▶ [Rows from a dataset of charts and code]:
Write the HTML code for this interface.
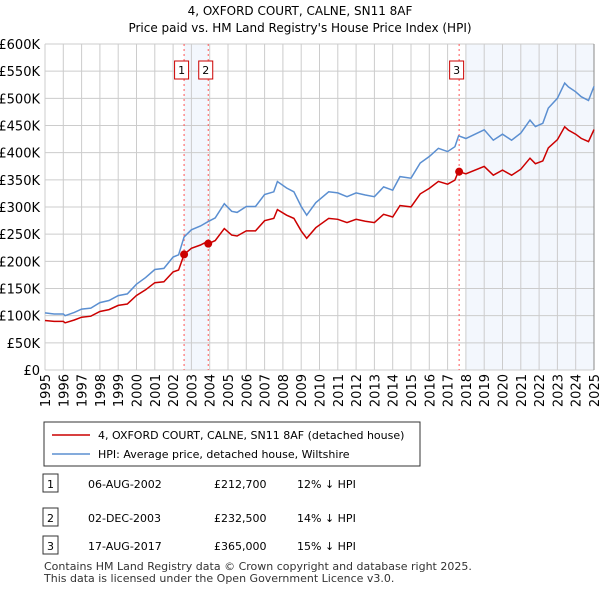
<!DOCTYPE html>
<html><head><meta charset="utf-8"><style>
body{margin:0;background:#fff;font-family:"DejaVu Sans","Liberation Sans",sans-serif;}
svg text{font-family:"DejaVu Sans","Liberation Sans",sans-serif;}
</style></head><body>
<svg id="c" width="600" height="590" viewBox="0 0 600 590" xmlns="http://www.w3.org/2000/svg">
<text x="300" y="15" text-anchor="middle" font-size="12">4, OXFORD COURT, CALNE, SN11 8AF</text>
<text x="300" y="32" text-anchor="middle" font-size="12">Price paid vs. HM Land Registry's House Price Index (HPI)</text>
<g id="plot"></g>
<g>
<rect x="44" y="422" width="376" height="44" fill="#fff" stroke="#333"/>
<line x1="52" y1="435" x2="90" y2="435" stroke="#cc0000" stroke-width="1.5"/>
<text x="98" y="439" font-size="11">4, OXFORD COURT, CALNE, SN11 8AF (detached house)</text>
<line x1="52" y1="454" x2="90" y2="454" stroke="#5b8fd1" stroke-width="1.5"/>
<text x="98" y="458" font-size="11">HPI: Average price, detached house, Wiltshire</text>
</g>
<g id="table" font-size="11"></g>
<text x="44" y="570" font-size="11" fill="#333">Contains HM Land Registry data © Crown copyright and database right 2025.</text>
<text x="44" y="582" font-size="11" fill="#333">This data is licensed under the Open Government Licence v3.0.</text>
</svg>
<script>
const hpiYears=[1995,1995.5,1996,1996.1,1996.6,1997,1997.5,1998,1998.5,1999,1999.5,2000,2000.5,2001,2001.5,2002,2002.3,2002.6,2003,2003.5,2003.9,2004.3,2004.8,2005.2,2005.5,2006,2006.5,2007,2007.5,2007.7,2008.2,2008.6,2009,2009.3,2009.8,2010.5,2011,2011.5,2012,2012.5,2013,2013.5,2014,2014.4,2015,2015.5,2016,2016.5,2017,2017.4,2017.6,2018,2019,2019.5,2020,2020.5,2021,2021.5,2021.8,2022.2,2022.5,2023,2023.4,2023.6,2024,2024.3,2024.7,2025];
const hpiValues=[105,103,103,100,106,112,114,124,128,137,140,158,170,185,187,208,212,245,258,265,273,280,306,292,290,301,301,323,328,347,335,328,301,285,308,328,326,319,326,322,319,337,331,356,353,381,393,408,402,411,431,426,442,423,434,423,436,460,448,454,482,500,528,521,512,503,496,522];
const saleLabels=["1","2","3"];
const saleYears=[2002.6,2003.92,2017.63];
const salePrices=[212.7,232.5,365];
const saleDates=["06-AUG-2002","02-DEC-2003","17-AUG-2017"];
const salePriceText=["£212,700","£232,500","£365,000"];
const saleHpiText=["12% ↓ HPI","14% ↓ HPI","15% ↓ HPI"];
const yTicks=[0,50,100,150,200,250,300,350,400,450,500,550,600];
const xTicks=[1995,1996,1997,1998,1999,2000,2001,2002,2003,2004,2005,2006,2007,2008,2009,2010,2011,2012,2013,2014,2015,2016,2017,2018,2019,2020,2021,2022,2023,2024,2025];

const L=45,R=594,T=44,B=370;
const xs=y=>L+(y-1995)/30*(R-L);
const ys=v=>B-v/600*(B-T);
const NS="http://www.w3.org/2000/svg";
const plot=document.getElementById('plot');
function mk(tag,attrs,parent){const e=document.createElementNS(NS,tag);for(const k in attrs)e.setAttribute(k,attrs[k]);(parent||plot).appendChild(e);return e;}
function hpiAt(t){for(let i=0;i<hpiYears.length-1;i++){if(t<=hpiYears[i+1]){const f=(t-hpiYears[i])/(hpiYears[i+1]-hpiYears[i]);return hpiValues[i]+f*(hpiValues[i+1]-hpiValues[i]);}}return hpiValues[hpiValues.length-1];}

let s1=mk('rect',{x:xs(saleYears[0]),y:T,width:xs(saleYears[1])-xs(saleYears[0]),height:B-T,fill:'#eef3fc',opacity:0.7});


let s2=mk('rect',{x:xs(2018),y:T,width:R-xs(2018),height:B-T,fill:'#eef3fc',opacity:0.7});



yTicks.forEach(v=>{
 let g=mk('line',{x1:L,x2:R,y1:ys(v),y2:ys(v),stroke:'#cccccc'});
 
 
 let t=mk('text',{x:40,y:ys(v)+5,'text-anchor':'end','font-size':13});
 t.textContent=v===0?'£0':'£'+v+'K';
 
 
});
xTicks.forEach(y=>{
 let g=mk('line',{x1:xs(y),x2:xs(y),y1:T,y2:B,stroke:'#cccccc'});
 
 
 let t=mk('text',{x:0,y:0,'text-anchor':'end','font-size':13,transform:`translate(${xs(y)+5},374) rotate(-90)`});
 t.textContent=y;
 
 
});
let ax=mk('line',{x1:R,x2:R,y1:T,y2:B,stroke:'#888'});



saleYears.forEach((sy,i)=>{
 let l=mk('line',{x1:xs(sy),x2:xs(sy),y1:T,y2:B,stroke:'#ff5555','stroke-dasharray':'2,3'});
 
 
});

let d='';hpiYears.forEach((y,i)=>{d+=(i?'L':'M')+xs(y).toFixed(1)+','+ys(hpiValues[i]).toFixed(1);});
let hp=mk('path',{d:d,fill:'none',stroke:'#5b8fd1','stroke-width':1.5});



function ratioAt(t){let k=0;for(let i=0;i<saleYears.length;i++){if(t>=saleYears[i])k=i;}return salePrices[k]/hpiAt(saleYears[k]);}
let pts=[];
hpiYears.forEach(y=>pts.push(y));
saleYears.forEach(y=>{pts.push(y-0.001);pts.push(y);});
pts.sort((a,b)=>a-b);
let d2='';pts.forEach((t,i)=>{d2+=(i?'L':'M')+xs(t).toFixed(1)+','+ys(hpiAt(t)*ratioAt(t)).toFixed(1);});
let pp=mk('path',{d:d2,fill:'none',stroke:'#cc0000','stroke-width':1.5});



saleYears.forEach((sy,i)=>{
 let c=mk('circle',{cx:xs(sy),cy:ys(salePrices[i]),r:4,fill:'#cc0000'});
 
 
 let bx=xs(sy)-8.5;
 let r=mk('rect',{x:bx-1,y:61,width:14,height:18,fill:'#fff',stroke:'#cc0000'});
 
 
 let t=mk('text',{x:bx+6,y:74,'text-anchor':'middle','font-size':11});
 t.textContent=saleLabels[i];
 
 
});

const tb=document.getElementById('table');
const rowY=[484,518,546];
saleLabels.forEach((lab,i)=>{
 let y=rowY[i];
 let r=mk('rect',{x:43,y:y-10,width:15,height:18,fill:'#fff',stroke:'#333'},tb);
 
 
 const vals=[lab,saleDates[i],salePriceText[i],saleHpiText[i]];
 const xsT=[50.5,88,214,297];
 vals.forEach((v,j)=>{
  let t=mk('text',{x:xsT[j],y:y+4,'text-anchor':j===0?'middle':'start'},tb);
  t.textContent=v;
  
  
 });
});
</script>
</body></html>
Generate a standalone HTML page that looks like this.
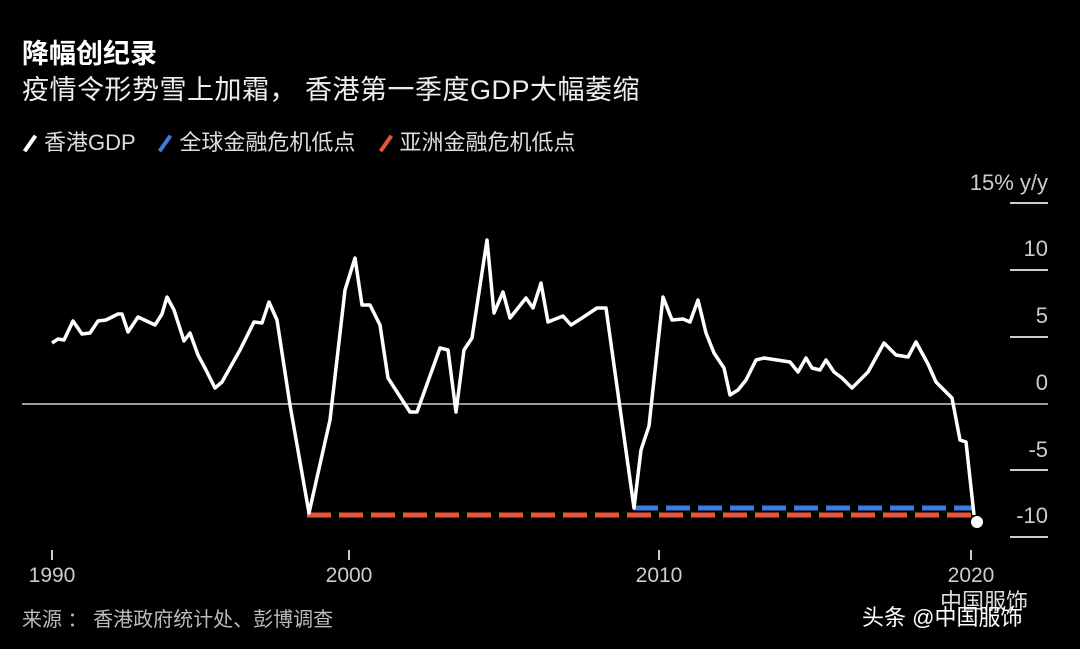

▶ [Aim]:
Without the pictures, copy the material exactly as given.

▶ [Correct answer]:
Write the HTML code for this interface.
<!DOCTYPE html>
<html><head><meta charset="utf-8"><style>
body{margin:0;background:#fff;font-family:"DejaVu Sans","Liberation Sans",sans-serif;}
svg text{font-family:"DejaVu Sans","Liberation Sans",sans-serif;}
</style></head><body>
<svg id="c" width="600" height="590" viewBox="0 0 600 590" xmlns="http://www.w3.org/2000/svg">
<text x="300" y="15" text-anchor="middle" font-size="12">4, OXFORD COURT, CALNE, SN11 8AF</text>
<text x="300" y="32" text-anchor="middle" font-size="12">Price paid vs. HM Land Registry's House Price Index (HPI)</text>
<g id="plot"></g>
<g>
<rect x="44" y="422" width="376" height="44" fill="#fff" stroke="#333"/>
<line x1="52" y1="435" x2="90" y2="435" stroke="#cc0000" stroke-width="1.5"/>
<text x="98" y="439" font-size="11">4, OXFORD COURT, CALNE, SN11 8AF (detached house)</text>
<line x1="52" y1="454" x2="90" y2="454" stroke="#5b8fd1" stroke-width="1.5"/>
<text x="98" y="458" font-size="11">HPI: Average price, detached house, Wiltshire</text>
</g>
<g id="table" font-size="11"></g>
<text x="44" y="570" font-size="11" fill="#333">Contains HM Land Registry data © Crown copyright and database right 2025.</text>
<text x="44" y="582" font-size="11" fill="#333">This data is licensed under the Open Government Licence v3.0.</text>
</svg>
<script>
const hpiYears=[1995,1995.5,1996,1996.1,1996.6,1997,1997.5,1998,1998.5,1999,1999.5,2000,2000.5,2001,2001.5,2002,2002.3,2002.6,2003,2003.5,2003.9,2004.3,2004.8,2005.2,2005.5,2006,2006.5,2007,2007.5,2007.7,2008.2,2008.6,2009,2009.3,2009.8,2010.5,2011,2011.5,2012,2012.5,2013,2013.5,2014,2014.4,2015,2015.5,2016,2016.5,2017,2017.4,2017.6,2018,2019,2019.5,2020,2020.5,2021,2021.5,2021.8,2022.2,2022.5,2023,2023.4,2023.6,2024,2024.3,2024.7,2025];
const hpiValues=[105,103,103,100,106,112,114,124,128,137,140,158,170,185,187,208,212,245,258,265,273,280,306,292,290,301,301,323,328,347,335,328,301,285,308,328,326,319,326,322,319,337,331,356,353,381,393,408,402,411,431,426,442,423,434,423,436,460,448,454,482,500,528,521,512,503,496,522];
const saleLabels=["1","2","3"];
const saleYears=[2002.6,2003.92,2017.63];
const salePrices=[212.7,232.5,365];
const saleDates=["06-AUG-2002","02-DEC-2003","17-AUG-2017"];
const salePriceText=["£212,700","£232,500","£365,000"];
const saleHpiText=["12% ↓ HPI","14% ↓ HPI","15% ↓ HPI"];
const yTicks=[0,50,100,150,200,250,300,350,400,450,500,550,600];
const xTicks=[1995,1996,1997,1998,1999,2000,2001,2002,2003,2004,2005,2006,2007,2008,2009,2010,2011,2012,2013,2014,2015,2016,2017,2018,2019,2020,2021,2022,2023,2024,2025];

const L=45,R=594,T=44,B=370;
const xs=y=>L+(y-1995)/30*(R-L);
const ys=v=>B-v/600*(B-T);
const NS="http://www.w3.org/2000/svg";
const plot=document.getElementById('plot');
function mk(tag,attrs,parent){const e=document.createElementNS(NS,tag);for(const k in attrs)e.setAttribute(k,attrs[k]);(parent||plot).appendChild(e);return e;}
function hpiAt(t){for(let i=0;i<hpiYears.length-1;i++){if(t<=hpiYears[i+1]){const f=(t-hpiYears[i])/(hpiYears[i+1]-hpiYears[i]);return hpiValues[i]+f*(hpiValues[i+1]-hpiValues[i]);}}return hpiValues[hpiValues.length-1];}

let s1=mk('rect',{x:xs(saleYears[0]),y:T,width:xs(saleYears[1])-xs(saleYears[0]),height:B-T,fill:'#eef3fc',opacity:0.7});


let s2=mk('rect',{x:xs(2018),y:T,width:R-xs(2018),height:B-T,fill:'#eef3fc',opacity:0.7});



yTicks.forEach(v=>{
 let g=mk('line',{x1:L,x2:R,y1:ys(v),y2:ys(v),stroke:'#cccccc'});
 
 
 let t=mk('text',{x:40,y:ys(v)+5,'text-anchor':'end','font-size':13});
 t.textContent=v===0?'£0':'£'+v+'K';
 
 
});
xTicks.forEach(y=>{
 let g=mk('line',{x1:xs(y),x2:xs(y),y1:T,y2:B,stroke:'#cccccc'});
 
 
 let t=mk('text',{x:0,y:0,'text-anchor':'end','font-size':13,transform:`translate(${xs(y)+5},374) rotate(-90)`});
 t.textContent=y;
 
 
});
let ax=mk('line',{x1:R,x2:R,y1:T,y2:B,stroke:'#888'});



saleYears.forEach((sy,i)=>{
 let l=mk('line',{x1:xs(sy),x2:xs(sy),y1:T,y2:B,stroke:'#ff5555','stroke-dasharray':'2,3'});
 
 
});

let d='';hpiYears.forEach((y,i)=>{d+=(i?'L':'M')+xs(y).toFixed(1)+','+ys(hpiValues[i]).toFixed(1);});
let hp=mk('path',{d:d,fill:'none',stroke:'#5b8fd1','stroke-width':1.5});



function ratioAt(t){let k=0;for(let i=0;i<saleYears.length;i++){if(t>=saleYears[i])k=i;}return salePrices[k]/hpiAt(saleYears[k]);}
let pts=[];
hpiYears.forEach(y=>pts.push(y));
saleYears.forEach(y=>{pts.push(y-0.001);pts.push(y);});
pts.sort((a,b)=>a-b);
let d2='';pts.forEach((t,i)=>{d2+=(i?'L':'M')+xs(t).toFixed(1)+','+ys(hpiAt(t)*ratioAt(t)).toFixed(1);});
let pp=mk('path',{d:d2,fill:'none',stroke:'#cc0000','stroke-width':1.5});



saleYears.forEach((sy,i)=>{
 let c=mk('circle',{cx:xs(sy),cy:ys(salePrices[i]),r:4,fill:'#cc0000'});
 
 
 let bx=xs(sy)-8.5;
 let r=mk('rect',{x:bx-1,y:61,width:14,height:18,fill:'#fff',stroke:'#cc0000'});
 
 
 let t=mk('text',{x:bx+6,y:74,'text-anchor':'middle','font-size':11});
 t.textContent=saleLabels[i];
 
 
});

const tb=document.getElementById('table');
const rowY=[484,518,546];
saleLabels.forEach((lab,i)=>{
 let y=rowY[i];
 let r=mk('rect',{x:43,y:y-10,width:15,height:18,fill:'#fff',stroke:'#333'},tb);
 
 
 const vals=[lab,saleDates[i],salePriceText[i],saleHpiText[i]];
 const xsT=[50.5,88,214,297];
 vals.forEach((v,j)=>{
  let t=mk('text',{x:xsT[j],y:y+4,'text-anchor':j===0?'middle':'start'},tb);
  t.textContent=v;
  
  
 });
});
</script>
</body></html>
Generate a standalone HTML page that looks like this.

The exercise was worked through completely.